А вот с точки зрения психологии никаких «тяжелых» или «страшных» для детского восприятия тем в принципе не существует — есть лишь темы, на которые трудно говорить самим взрослым, да недетские методы их подачи. «Представления ребенка о «страшном» или «запретном» — это культурный конструкт. Младенец на рефлекторном уровне боится буквально нескольких вещей — например, черно-оранжевых полосок в окрасе животных, — рассказывает семейный психотерапевт Екатерина Кадиева. — Про все остальные страхи он узнает от нас, взрослых. Поэтому нет ничего страшного или вредного в том, чтобы говорить с ребенком на «страшные» или «неудобные» темы — такие, как, например, смерть. Главное в этом разговоре не перегружать ребенка собственными негативными эмоциями и страхами, избегать излишних подробностей, стараться делать это в доступной и комфортной для него форме».

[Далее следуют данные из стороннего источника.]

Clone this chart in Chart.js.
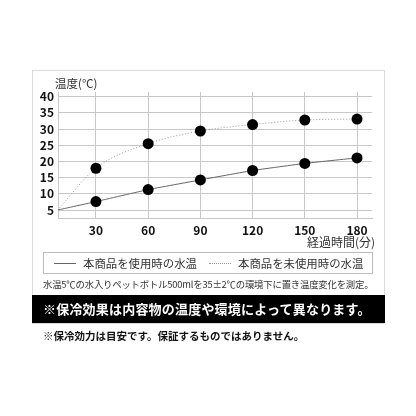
<!DOCTYPE html>
<html lang="ja">
<head>
<meta charset="utf-8">
<script src="https://cdn.jsdelivr.net/npm/chart.js@4.4.0/dist/chart.umd.min.js"></script>
<style>
  html, body { margin: 0; padding: 0; background: #fff; }
  body { width: 416px; height: 416px; position: relative; overflow: hidden;
         font-family: 'Noto Sans CJK JP', 'Noto Sans', sans-serif; color: #222; }
  .abs { position: absolute; white-space: nowrap; }
  #frame { left: 32px; top: 70px; width: 351px; height: 252px; border: 1px solid #dcdcdc; }
  #chart { position: absolute; left: 0; top: 0; }
  #yTitle { left: 55px; top: 76px; font-size: 11.5px; line-height: 14px; color: #333; }
  #xTitle { left: 307px; top: 234px; font-size: 12px; line-height: 15px; color: #333; }
  #legend { left: 43px; top: 252px; width: 328px; height: 20px; border: 1px solid #bcbcbc; }
  .swatch { top: 10px; width: 22px; height: 0; }
  .legText { top: 2px; font-size: 11.4px; line-height: 16px; color: #333; }
  #note { left: 43px; top: 278px; font-size: 9.4px; line-height: 12px; color: #333; letter-spacing: -0.2px; }
  #band { left: 32px; top: 295px; width: 353px; height: 28px; background: #000; }
  #bandText { left: 11px; top: 5px; font-size: 13px; line-height: 18px; font-weight: bold; color: #fff; letter-spacing: 0.2px; }
  #foot { left: 43px; top: 329px; font-size: 10.5px; line-height: 14px; font-weight: bold; color: #111; }
</style>
</head>
<body>
<div id="frame" class="abs"></div>
<canvas id="chart" width="416" height="250"></canvas>
<div id="yTitle" class="abs">温度(℃)</div>
<div id="xTitle" class="abs">経過時間(分)</div>
<div id="legend" class="abs">
  <span class="abs swatch" style="left:10px;border-top:1px solid #666;"></span>
  <span class="abs legText" style="left:39px;">本商品を使用時の水温</span>
  <span class="abs swatch" style="left:165px;border-top:1px dotted #999;"></span>
  <span class="abs legText" style="left:194px;">本商品を未使用時の水温</span>
</div>
<div id="note" class="abs">水温5℃の水入りペットボトル500mlを35±2℃の環境下に置き温度変化を測定。</div>
<div id="band" class="abs"><div id="bandText" class="abs">※保冷効果は内容物の温度や環境によって異なります。</div></div>
<div id="foot" class="abs">※保冷効力は目安です。保証するものではありません。</div>

<script>
// Elapsed time (min) - first point sits on the y axis
const TIMES = [8, 30, 60, 90, 120, 150, 180];
// Water temperature (C)
const TEMP_USED = [5, 7.6, 11.3, 14.3, 17.2, 19.4, 21.1];
const TEMP_UNUSED = [5, 17.9, 25.5, 29.4, 31.4, 32.8, 33.1];

const X_TICKS = [30, 60, 90, 120, 150, 180];
const Y_TICKS = [5, 10, 15, 20, 25, 30, 35, 40];

const GRID_COLOR = '#c8c8c8';
const TICK_FONT = { family: "'Noto Sans CJK JP', sans-serif", size: 12, weight: 'bold' };

const toPoints = (vals) => TIMES.map((t, i) => ({ x: t, y: vals[i] }));
// no marker on the starting point
const radii = TIMES.map((t, i) => (i === 0 ? 0 : 5.5));

new Chart(document.getElementById('chart').getContext('2d'), {
  type: 'line',
  data: {
    datasets: [
      {
        label: '本商品を使用時の水温',
        data: toPoints(TEMP_USED),
        borderColor: '#666',
        borderWidth: 1,
        tension: 0.1,
        pointRadius: radii,
        pointBackgroundColor: '#000',
        pointBorderWidth: 0
      },
      {
        label: '本商品を未使用時の水温',
        data: toPoints(TEMP_UNUSED),
        borderColor: '#999',
        borderWidth: 1,
        borderDash: [1, 2],
        cubicInterpolationMode: 'monotone',
        pointRadius: radii,
        pointBackgroundColor: '#000',
        pointBorderWidth: 0
      }
    ]
  },
  options: {
    responsive: false,
    animation: false,
    devicePixelRatio: 1,
    layout: { padding: { top: 92, right: 44, left: 0, bottom: 0 } },
    plugins: { legend: { display: false }, tooltip: { enabled: false } },
    scales: {
      x: {
        type: 'linear',
        min: 8.2,
        max: 188.6,
        afterBuildTicks: (s) => { s.ticks = X_TICKS.map(v => ({ value: v })); },
        afterFit: (s) => { s.height = 32; },
        grid: { color: GRID_COLOR, drawTicks: false },
        border: { color: GRID_COLOR },
        ticks: { color: '#111', font: TICK_FONT, padding: 5, maxRotation: 0 }
      },
      y: {
        min: 2.53,
        max: 41.45,
        afterBuildTicks: (s) => { s.ticks = Y_TICKS.map(v => ({ value: v })); },
        afterFit: (s) => { s.width = 58; },
        grid: { color: GRID_COLOR, drawTicks: false },
        border: { color: GRID_COLOR },
        ticks: { color: '#111', font: TICK_FONT, padding: 4 }
      }
    }
  }
});
</script>
</body>
</html>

Секс, наркотики, рок-н-ролл
Тем, о которых не принято сегодня говорить в книгах с детьми, практически не осталось. Застрельщиками выступили скандинавы. Опираясь на традицию, восходящую еще к прозе Астрид Линдгрен, они начали одну за другой выдавать детские книги, повествующие о вещах сугубо недетских. Писательница и художник-иллюстратор Пернилла Стальфельт решилась поговорить с детьми трех — пяти лет о смерти («Книга о смерти»), о любви во всем ее многообразии («Книга о любви»), а также о толерантности и различиях между людьми («Одного поля ягоды»). Катерина Януш и Мерви Линдман взялись ответить на краеугольный вопрос «Откуда берутся дети?» — их иллюстрированная книга «Как я появился на свет» остается безусловным бестселлером на протяжении восьми лет. Мария Парр в повестях «Тоня Глиммердал» и «Вафельное сердце» осмелилась достаточно жестко и прямо говорить с детьми о смерти близких и переживании утраты. Анника Тор в трилогии «Остров в море» обратилась к истории Холокоста. А Мони Нильсон-Брэнстрем в серии книг о мальчике по имени Цацики в деталях рассмотрела крайне нестандартную семейную модель.
Впрочем, скандинавы недолго удерживали пальму первенства: очень скоро в пробитую ими брешь устремились авторы из других стран. Немка Беате Тереза Ханика в нашумевшей повести «Скажи, Красная Шапочка» исследовала вопрос сексуального насилия в семье, француженка Мари-Од Мюрай романом Oh, boy! разом фактически закрыла для детей темы СПИДа, наркомании, гомосексуализма и сиротства, а ее соотечественник Жан-Клод Мурлева («Зимняя битва») и американка Лоис Лоури («Дающий») и вовсе ухитрились протащить в детскую литературу жанр антиутопии... В России «недетской детской» прозы пока пишут немного, однако появление таких книг, как «Где нет зимы» Дины Сабитовой (об усыновленных детях) или «Класс коррекции» Екатерины Мурашовой (о трудных подростках), говорит, что массовый расцвет этого типа литературы у нас дело ближайших нескольких лет.
Но дискуссия о том, не лишаем ли мы детей детства, заставляя их раньше времени читать о болезненном и неприятном, пока не завершена. Так, минувшим летом выход в России уже упомянутой книги Беате Терезы Ханики «Скажи, Красная Шапочка» сопровождался скандалом: многие критики сочли этот роман жестким и не подходящим для подросткового чтения. Должны ли какие-то темы оставаться для детей табу и не приведет ли отказ от «цензуры» к преждевременному и болезненному взрослению, обсуждают и родители, и издатели, и психологи. Юлия Загачин считает, что для опасений нет причины. «Я всегда была с родителями рядом: и когда приходили гости и велись разговоры обо всем на свете, и когда они ездили в больницу к своему искалеченному в аварии другу, и «Архипелаг ГУЛАГ» они дали прочитать мне, когда читали его сами, — рассказывает издатель. — Они не создавали специальной детской среды для меня. Я считаю, что ребенка лишить детства невозможно. Можно относиться к нему либо как к человеку, либо как к беспомощному новорожденному, которого нужно постоянно опекать и ограждать от жизни. Во втором случае сложнее требовать от выросшего ребенка ответственных решений». Да и вообще некий обобщенный «юный читатель» — абстракция сродни средней температуре по больнице. «Я не верю в существование такой категории, как «дети». Дети — это очень разные люди, они делятся на разные целевые аудитории точно так же, как и взрослые, — полагает писательница Линор Горалик. — Бывают дети, для которых книги про страшное или больное в определенный момент оказываются очень кстати. А других детей эти же книги могут никогда не взволновать».